Deaths and Resurrections

This post will be a sort of work in progress for me as I think through my position on Revelation 20 in relation to the two deaths and the two resurrections. My position might easily change, but this is what I currently think. I have found, through emailing Dr. Fowler White, that this is the Augustinian position. My understanding of it has definitely been shaped by Dr. White’s own work.

There are two deaths. The first death is the death of the body, and the second death is the death of the soul while both body and soul are in agony in Hell (this needs to be qualified by the fact that the unbeliever’s soul is always dead throughout life, death, and the resurrection of the body). There are two resurrections. The first resurrection is of the soul (this is identical to regeneration, which Paul describes in Ephesians 2 with resurrection language), the second resurrection is of the body, reuniting the body with the soul (though not automatically specifying which eternal destiny results).

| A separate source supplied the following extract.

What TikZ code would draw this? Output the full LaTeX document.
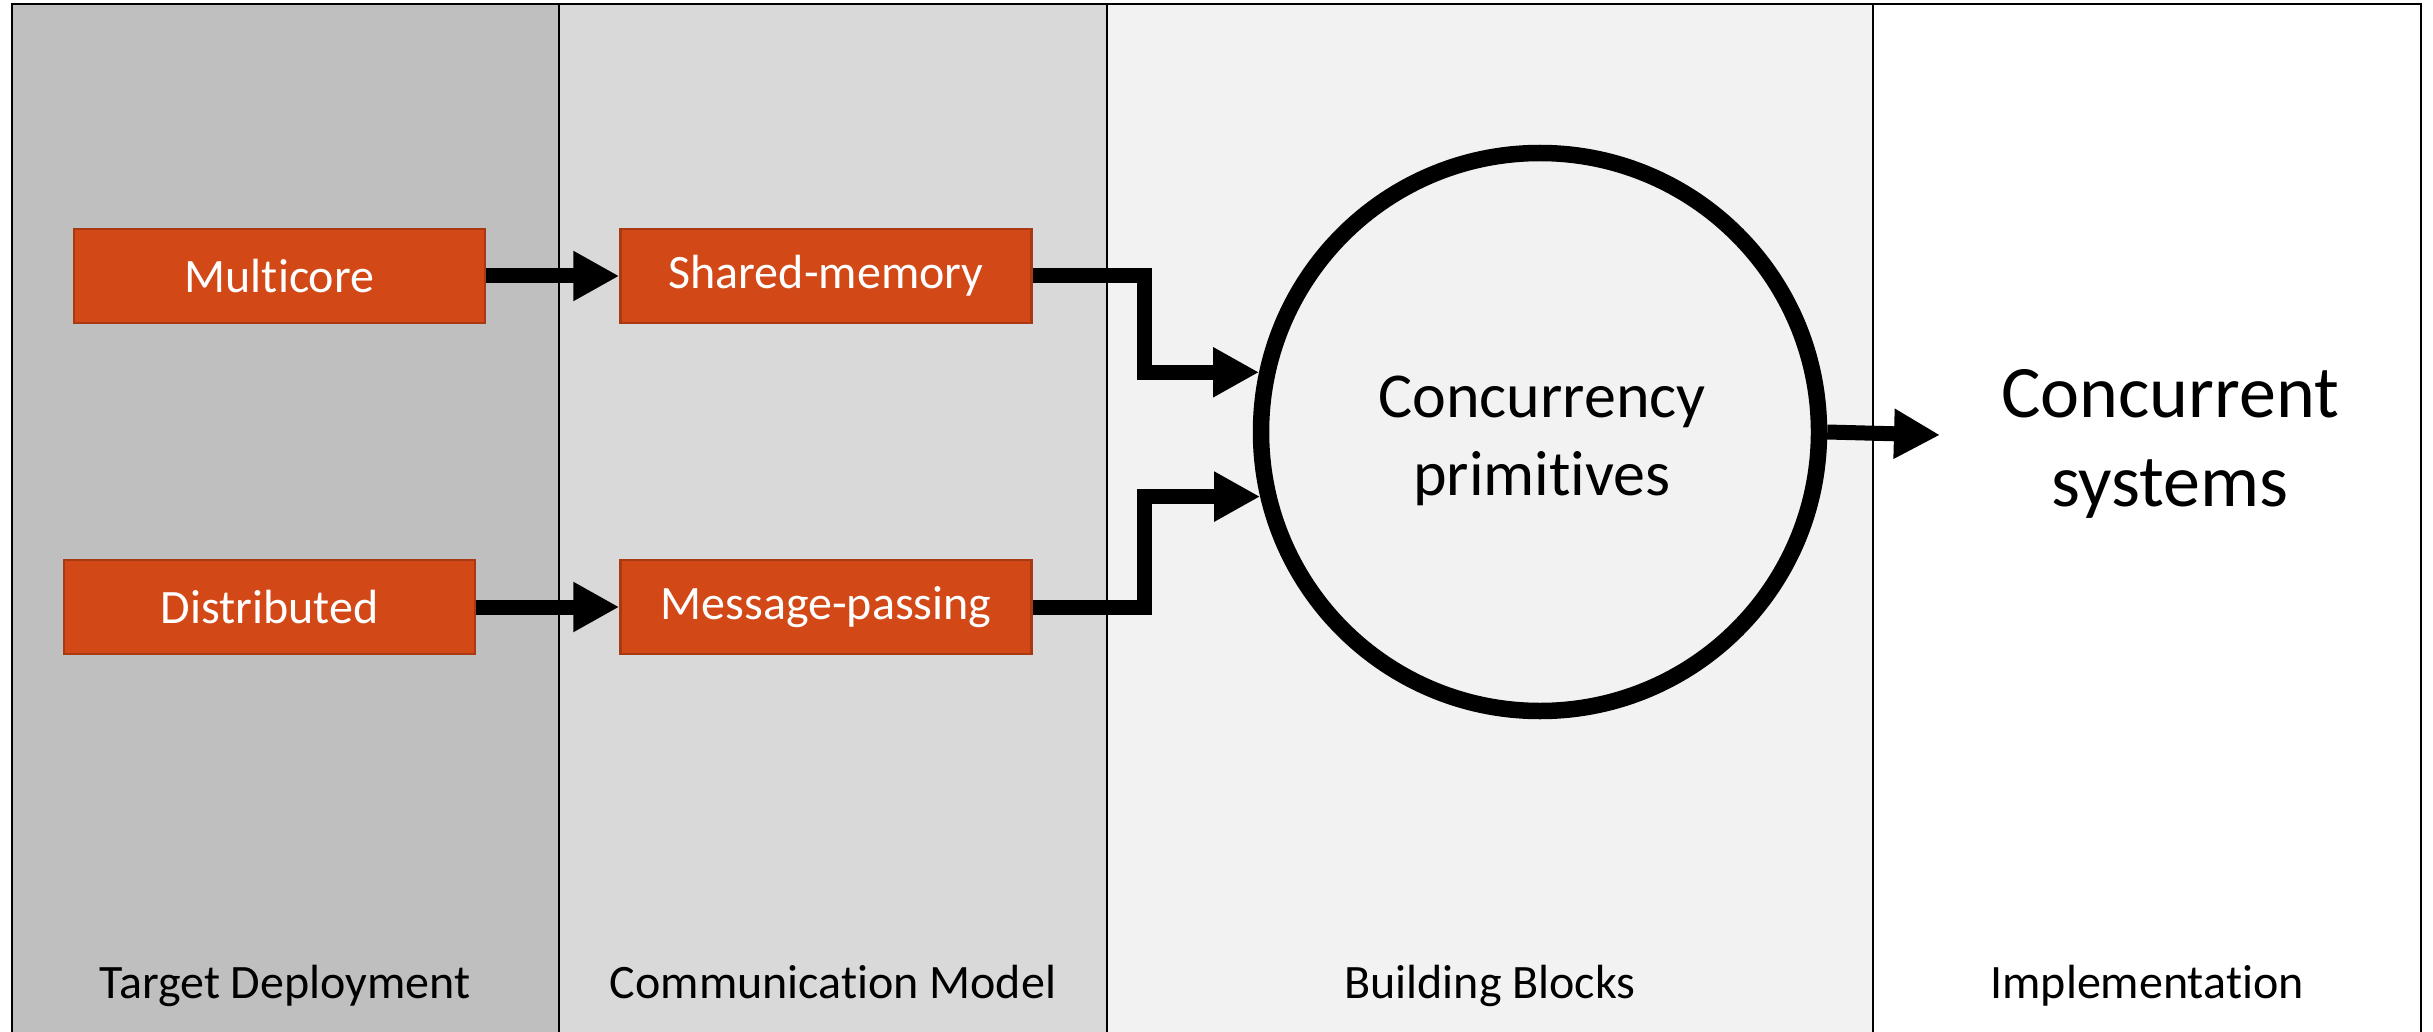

The first death (of the body) that Adam and Eve brought upon themselves in the Garden of Eden established a link to the second death, in addition to securing the perpetual death of the unbelievers’ souls. For natural unsaved humanity, the first death leads to the second death. That link is what Christ came to break. Jesus simultaneously established a link between the first and second resurrection while breaking the link between the first and the second death. This new link is a guaranteed link, and it guarantees two things: it guarantees the second resurrection and, even more importantly, freedom from the second death (this is what Revelation 20:6 is talking about, according to Augustine). At the second resurrection, of course, believers are freed from the first death as well. So the first resurrection frees us directly from the second death and, through its guarantee of the second resurrection, frees us indirectly from the first death.

Lastly (and this is most directly influenced by Dr. White’s work), both resurrections have a certain irony to them. The first resurrection has this irony for the believer: it does not free him from experiencing the first death. It promises eventual emancipation, but not immediate freedom. The second resurrection has a mirror image irony: it does not free the unbeliever from the second death.